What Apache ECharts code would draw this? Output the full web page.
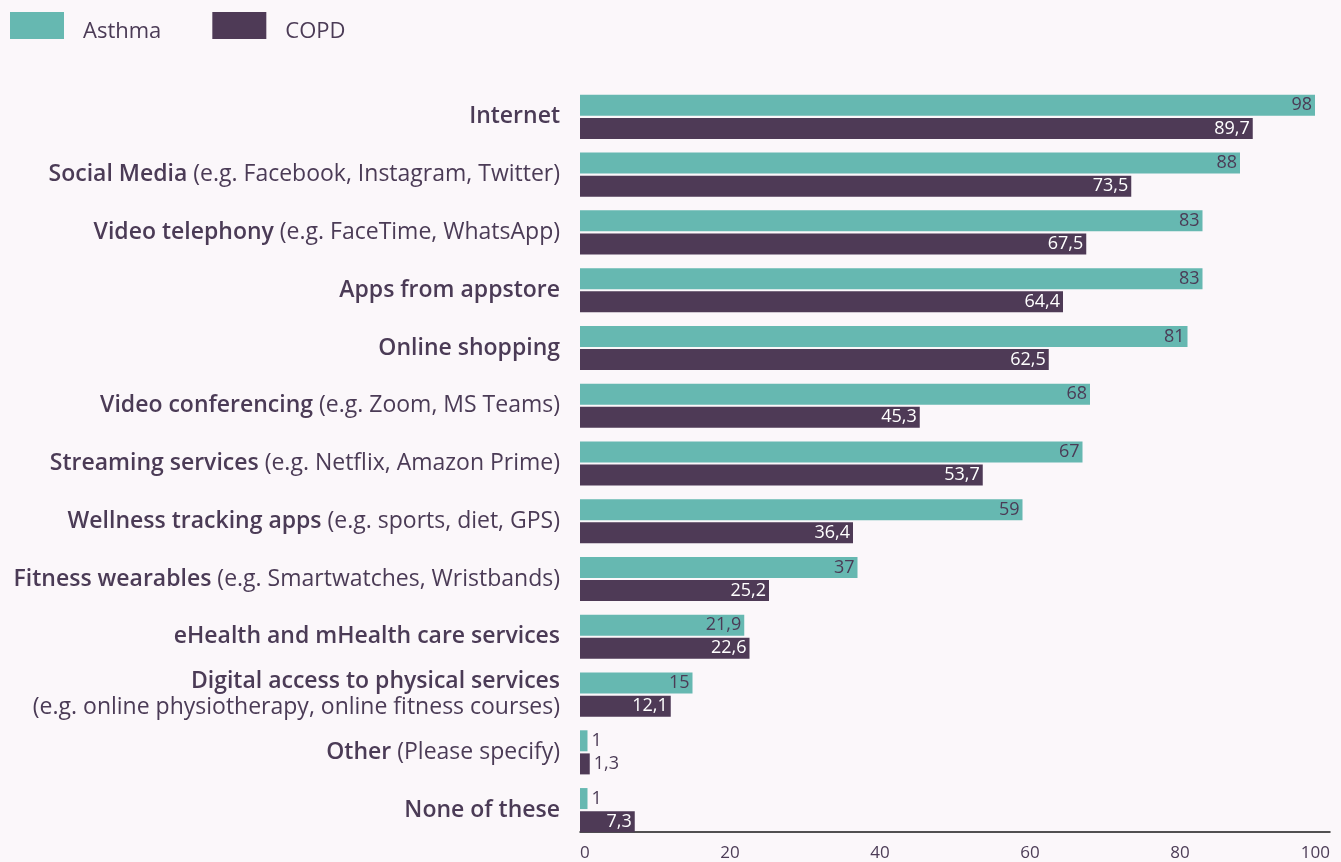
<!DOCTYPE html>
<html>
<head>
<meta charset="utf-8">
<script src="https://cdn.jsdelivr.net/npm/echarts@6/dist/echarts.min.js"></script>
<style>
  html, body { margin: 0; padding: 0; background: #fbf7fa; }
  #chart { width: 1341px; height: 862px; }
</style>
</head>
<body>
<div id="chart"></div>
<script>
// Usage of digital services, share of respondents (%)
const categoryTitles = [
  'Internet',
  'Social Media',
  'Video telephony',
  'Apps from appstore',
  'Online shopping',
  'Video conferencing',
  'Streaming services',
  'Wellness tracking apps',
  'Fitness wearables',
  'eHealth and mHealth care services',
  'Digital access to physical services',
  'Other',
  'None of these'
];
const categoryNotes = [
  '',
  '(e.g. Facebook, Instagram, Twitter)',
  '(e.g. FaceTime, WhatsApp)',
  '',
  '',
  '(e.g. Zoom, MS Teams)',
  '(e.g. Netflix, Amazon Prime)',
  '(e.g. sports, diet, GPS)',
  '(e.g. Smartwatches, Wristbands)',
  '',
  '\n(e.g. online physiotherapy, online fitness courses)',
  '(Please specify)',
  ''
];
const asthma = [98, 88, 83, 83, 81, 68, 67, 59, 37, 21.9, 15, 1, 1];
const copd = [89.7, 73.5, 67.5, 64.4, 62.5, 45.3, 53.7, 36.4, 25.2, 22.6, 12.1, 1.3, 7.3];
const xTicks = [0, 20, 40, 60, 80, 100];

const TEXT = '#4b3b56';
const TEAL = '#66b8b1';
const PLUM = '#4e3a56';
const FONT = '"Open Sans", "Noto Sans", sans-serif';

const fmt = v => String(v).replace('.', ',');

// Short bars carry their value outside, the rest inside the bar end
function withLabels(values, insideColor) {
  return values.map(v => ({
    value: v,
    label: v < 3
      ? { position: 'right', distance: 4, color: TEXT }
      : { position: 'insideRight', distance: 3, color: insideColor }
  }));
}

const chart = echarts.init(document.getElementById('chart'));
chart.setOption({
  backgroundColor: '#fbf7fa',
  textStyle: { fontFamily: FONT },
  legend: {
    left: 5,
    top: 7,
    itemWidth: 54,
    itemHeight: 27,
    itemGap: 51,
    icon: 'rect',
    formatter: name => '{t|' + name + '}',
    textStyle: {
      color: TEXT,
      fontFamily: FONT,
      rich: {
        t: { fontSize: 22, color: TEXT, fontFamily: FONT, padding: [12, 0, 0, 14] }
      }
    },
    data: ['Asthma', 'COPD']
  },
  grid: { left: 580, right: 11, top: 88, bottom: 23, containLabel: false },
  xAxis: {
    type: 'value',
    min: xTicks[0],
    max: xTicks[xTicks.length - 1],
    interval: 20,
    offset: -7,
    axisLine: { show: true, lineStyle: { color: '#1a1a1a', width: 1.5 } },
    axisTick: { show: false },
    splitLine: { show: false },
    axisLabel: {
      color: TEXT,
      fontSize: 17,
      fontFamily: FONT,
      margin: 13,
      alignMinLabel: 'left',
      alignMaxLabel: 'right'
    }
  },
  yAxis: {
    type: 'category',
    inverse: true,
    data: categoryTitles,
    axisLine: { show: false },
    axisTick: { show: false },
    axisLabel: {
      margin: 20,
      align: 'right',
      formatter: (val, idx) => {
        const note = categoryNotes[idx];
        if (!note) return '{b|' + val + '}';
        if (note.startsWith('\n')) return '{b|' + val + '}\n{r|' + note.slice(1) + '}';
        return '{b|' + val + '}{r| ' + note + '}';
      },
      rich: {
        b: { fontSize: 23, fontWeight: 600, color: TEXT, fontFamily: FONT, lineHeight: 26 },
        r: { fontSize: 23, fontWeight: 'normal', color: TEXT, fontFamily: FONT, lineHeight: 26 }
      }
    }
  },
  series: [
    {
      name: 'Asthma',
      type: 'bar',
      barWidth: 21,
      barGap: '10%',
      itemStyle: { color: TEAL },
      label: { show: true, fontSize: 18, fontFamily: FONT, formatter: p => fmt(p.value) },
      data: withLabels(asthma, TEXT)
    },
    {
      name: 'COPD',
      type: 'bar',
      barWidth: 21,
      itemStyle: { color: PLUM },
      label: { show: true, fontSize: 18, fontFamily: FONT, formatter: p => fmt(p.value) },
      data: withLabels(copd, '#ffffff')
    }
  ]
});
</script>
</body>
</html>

- Your objective: In your copy of the listing above, reproduce each line exactly and omit all pictures.

- Reply:
What Apache ECharts code would draw this? Output the full web page.
<!DOCTYPE html>
<html>
<head>
<meta charset="utf-8">
<script src="https://cdn.jsdelivr.net/npm/echarts@6/dist/echarts.min.js"></script>
<style>
  html, body { margin: 0; padding: 0; background: #fbf7fa; }
  #chart { width: 1341px; height: 862px; }
</style>
</head>
<body>
<div id="chart"></div>
<script>
// Usage of digital services, share of respondents (%)
const categoryTitles = [
  'Internet',
  'Social Media',
  'Video telephony',
  'Apps from appstore',
  'Online shopping',
  'Video conferencing',
  'Streaming services',
  'Wellness tracking apps',
  'Fitness wearables',
  'eHealth and mHealth care services',
  'Digital access to physical services',
  'Other',
  'None of these'
];
const categoryNotes = [
  '',
  '(e.g. Facebook, Instagram, Twitter)',
  '(e.g. FaceTime, WhatsApp)',
  '',
  '',
  '(e.g. Zoom, MS Teams)',
  '(e.g. Netflix, Amazon Prime)',
  '(e.g. sports, diet, GPS)',
  '(e.g. Smartwatches, Wristbands)',
  '',
  '\n(e.g. online physiotherapy, online fitness courses)',
  '(Please specify)',
  ''
];
const asthma = [98, 88, 83, 83, 81, 68, 67, 59, 37, 21.9, 15, 1, 1];
const copd = [89.7, 73.5, 67.5, 64.4, 62.5, 45.3, 53.7, 36.4, 25.2, 22.6, 12.1, 1.3, 7.3];
const xTicks = [0, 20, 40, 60, 80, 100];

const TEXT = '#4b3b56';
const TEAL = '#66b8b1';
const PLUM = '#4e3a56';
const FONT = '"Open Sans", "Noto Sans", sans-serif';

const fmt = v => String(v).replace('.', ',');

// Short bars carry their value outside, the rest inside the bar end
function withLabels(values, insideColor) {
  return values.map(v => ({
    value: v,
    label: v < 3
      ? { position: 'right', distance: 4, color: TEXT }
      : { position: 'insideRight', distance: 3, color: insideColor }
  }));
}

const chart = echarts.init(document.getElementById('chart'));
chart.setOption({
  backgroundColor: '#fbf7fa',
  textStyle: { fontFamily: FONT },
  legend: {
    left: 5,
    top: 7,
    itemWidth: 54,
    itemHeight: 27,
    itemGap: 51,
    icon: 'rect',
    formatter: name => '{t|' + name + '}',
    textStyle: {
      color: TEXT,
      fontFamily: FONT,
      rich: {
        t: { fontSize: 22, color: TEXT, fontFamily: FONT, padding: [12, 0, 0, 14] }
      }
    },
    data: ['Asthma', 'COPD']
  },
  grid: { left: 580, right: 11, top: 88, bottom: 23, containLabel: false },
  xAxis: {
    type: 'value',
    min: xTicks[0],
    max: xTicks[xTicks.length - 1],
    interval: 20,
    offset: -7,
    axisLine: { show: true, lineStyle: { color: '#1a1a1a', width: 1.5 } },
    axisTick: { show: false },
    splitLine: { show: false },
    axisLabel: {
      color: TEXT,
      fontSize: 17,
      fontFamily: FONT,
      margin: 13,
      alignMinLabel: 'left',
      alignMaxLabel: 'right'
    }
  },
  yAxis: {
    type: 'category',
    inverse: true,
    data: categoryTitles,
    axisLine: { show: false },
    axisTick: { show: false },
    axisLabel: {
      margin: 20,
      align: 'right',
      formatter: (val, idx) => {
        const note = categoryNotes[idx];
        if (!note) return '{b|' + val + '}';
        if (note.startsWith('\n')) return '{b|' + val + '}\n{r|' + note.slice(1) + '}';
        return '{b|' + val + '}{r| ' + note + '}';
      },
      rich: {
        b: { fontSize: 23, fontWeight: 600, color: TEXT, fontFamily: FONT, lineHeight: 26 },
        r: { fontSize: 23, fontWeight: 'normal', color: TEXT, fontFamily: FONT, lineHeight: 26 }
      }
    }
  },
  series: [
    {
      name: 'Asthma',
      type: 'bar',
      barWidth: 21,
      barGap: '10%',
      itemStyle: { color: TEAL },
      label: { show: true, fontSize: 18, fontFamily: FONT, formatter: p => fmt(p.value) },
      data: withLabels(asthma, TEXT)
    },
    {
      name: 'COPD',
      type: 'bar',
      barWidth: 21,
      itemStyle: { color: PLUM },
      label: { show: true, fontSize: 18, fontFamily: FONT, formatter: p => fmt(p.value) },
      data: withLabels(copd, '#ffffff')
    }
  ]
});
</script>
</body>
</html>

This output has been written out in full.